I am trying to estimate when and where 2 objects will collide with non-constant velocites which also have thrust and friction considerations. This for a physics simulation I am working on where I have to collide a missile with another object, given the information that: $$ \vec{V_n} = \vec{V_{n-1}}f+ s/m $$ $$ P_n = P_{n-1} + \vec{V_n} $$ $$ \vec{U_n} = \vec{U_{n-1}}\cdot g $$ $$ Q_n = Q_{n-1} + \vec{U_n} $$ $$ D_n = ||Q_n - P_n|| $$
Solve $D_n = 0$ for $n$
Where:
- $P$ and $Q$ are coordinates for the positions of the two objects
- $\vec{V}$ and $\vec{U}$ are the velocities of the objects
- all vectors are 2-dimensional ($<x,y>$)
- $D_n$ is the distance between $P$ and $Q$ at time n
- $s$ is a thrust value to add to $V$
- $m$ is an object mass
- $f$ and $g$ are friction coefficients
- 0 < $f$ < 1
- 0 < $g$ < 1
- $P_0$, $Q_0$, $\vec{V_0}$, and $\vec{U_0}$ are known
- $s$, $m$, and $f$, $g$ are all supplied constants
- I.e. the only unknown is $n$
Now I have figured out the position functions for $P_n$ and $Q_n$ by simply solving the recurrence relations:
$$Q_n = Q_0 + \frac{g(g^n - 1)}{g - 1}U_0$$
$$P_n = P_0 + \frac{f(f^n - 1)}{f - 1}V_0 + \frac{\lambda f(f^n - 1)}{(f - 1)^2} - \frac{\lambda n}{f - 1}$$
$$\lambda = \frac{s}{m}$$
And I know that a collision will occur when $P_n - Q_n = 0 = D_n$. My problem is that this expression involves 3 unknowns ($f^n$, $g^n$ and $n$) and I would preferably like to not tackle $D_n = 0$ by trial and error. I know that I can approach this problem by an egg drop approach which will reduce the amount of trial and error to at most $log_2(n)$ tries. The thing is that I have been told that this problem can be solved in constant time so I think thre must be a better way to tackle this problem.
I just need to be pushed on the right track (ie technique concept) about how this would be solved in a more direct sense.
3D case
$Q_n$ appears to belong to the line $(Q_0, \vec{U}_0)$ for all $n$. $P_n$ belongs to the plane $(P_0, \vec{V}_0, \vec{s})$ (is $s$ a constant vector ?).

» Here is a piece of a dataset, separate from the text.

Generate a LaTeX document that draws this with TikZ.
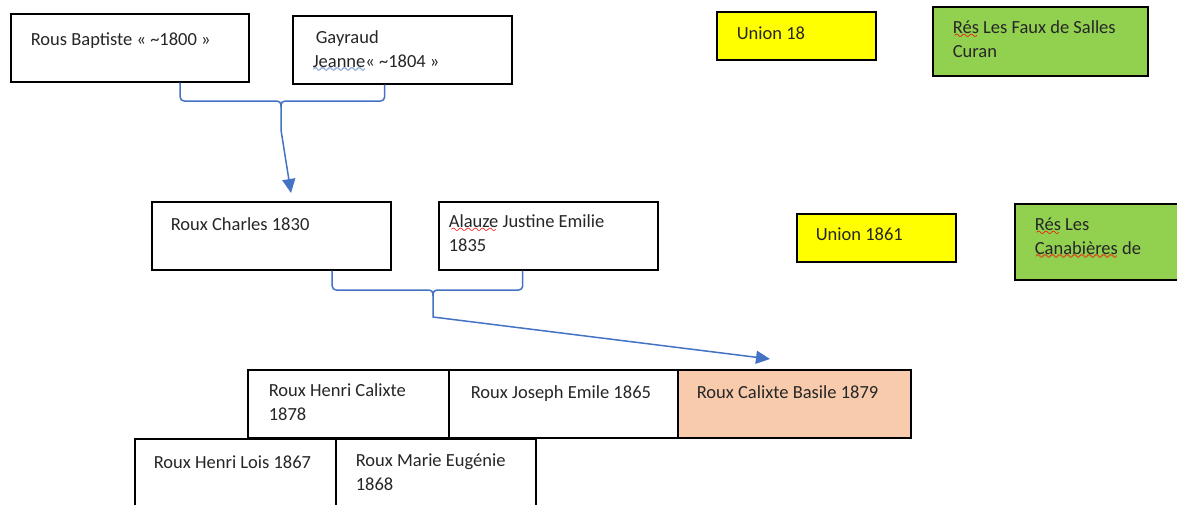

If they collide, this is in the intersection (if it exists, and unless the line belongs to the plane). Your formulae then give you $n$ to reach this point for each object, if they are equal then there is collision. You have to treat the case when the line is in the plane separately (2D case).
2D case
Find $n$ such that $P_n \in (Q_0, \vec U_0)$. Then find $m$ such that $Q_m=P_n$. If $m=n$ then there is collision.